As AI systems become more capable, they may internally represent concepts outside the sphere of human knowledge. This work gives an end-to-end example of unearthing machine-unique knowledge in the domain of chess. We obtain machine-unique knowledge from an AI system (AlphaZero) by a method that finds novel yet teachable concepts and show that it can be transferred to human experts (grandmasters). In particular, the new knowledge is learned from internal mathematical representations without a priori knowing what it is or where to start. The produced knowledge from AlphaZero (new chess concepts) is then taught to four grandmasters in a setting where we can quantify their learning, showing that machine-guided discovery and teaching is possible at the highest human level.

 

Abstract

 

AI systems have attained superhuman performance across various domains. If the hidden knowledge encoded in these highly capable systems can be leveraged, human knowledge and performance can be advanced. Yet, this internal knowledge is difficult to extract. Due to the vast space of possible internal representations, searching for meaningful new conceptual knowledge can be like finding a needle in a haystack. Here, we introduce a method that extracts new chess concepts from AlphaZero, an AI system that mastered chess via self-play without human supervision. Our method excavates vectors that represent concepts from AlphaZero’s internal representations using convex optimization, and filters the concepts based on teachability (whether the concept is transferable to another AI agent) and novelty (whether the concept contains information not present in human chess games).
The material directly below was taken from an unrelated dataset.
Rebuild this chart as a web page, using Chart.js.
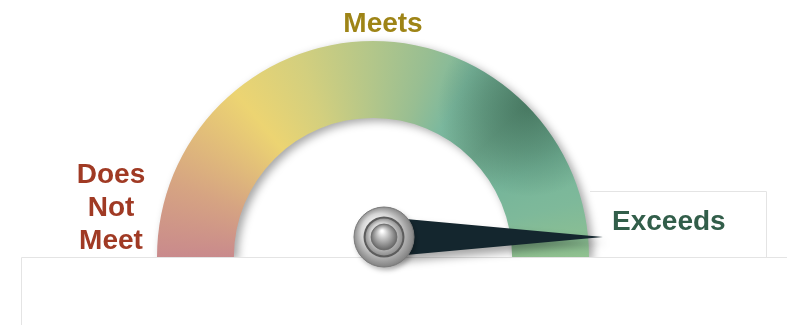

These steps ensure that the discovered concepts are useful and meaningful. For the resulting set of concepts, prototypes (chess puzzle–solution pairs) are presented to experts for final validation. In a preliminary human study, four top chess grandmasters (all former or current world chess champions) were evaluated on their ability to solve concept prototype positions. All grandmasters showed improvement after the learning phase, suggesting that the concepts are at the frontier of human understanding. Despite the small scale, our result is a proof of concept demonstrating the possibility of leveraging knowledge from a highly capable AI system to advance the frontier of human knowledge; a development that could bear profound implications and shape how we interact with AI systems across many applications.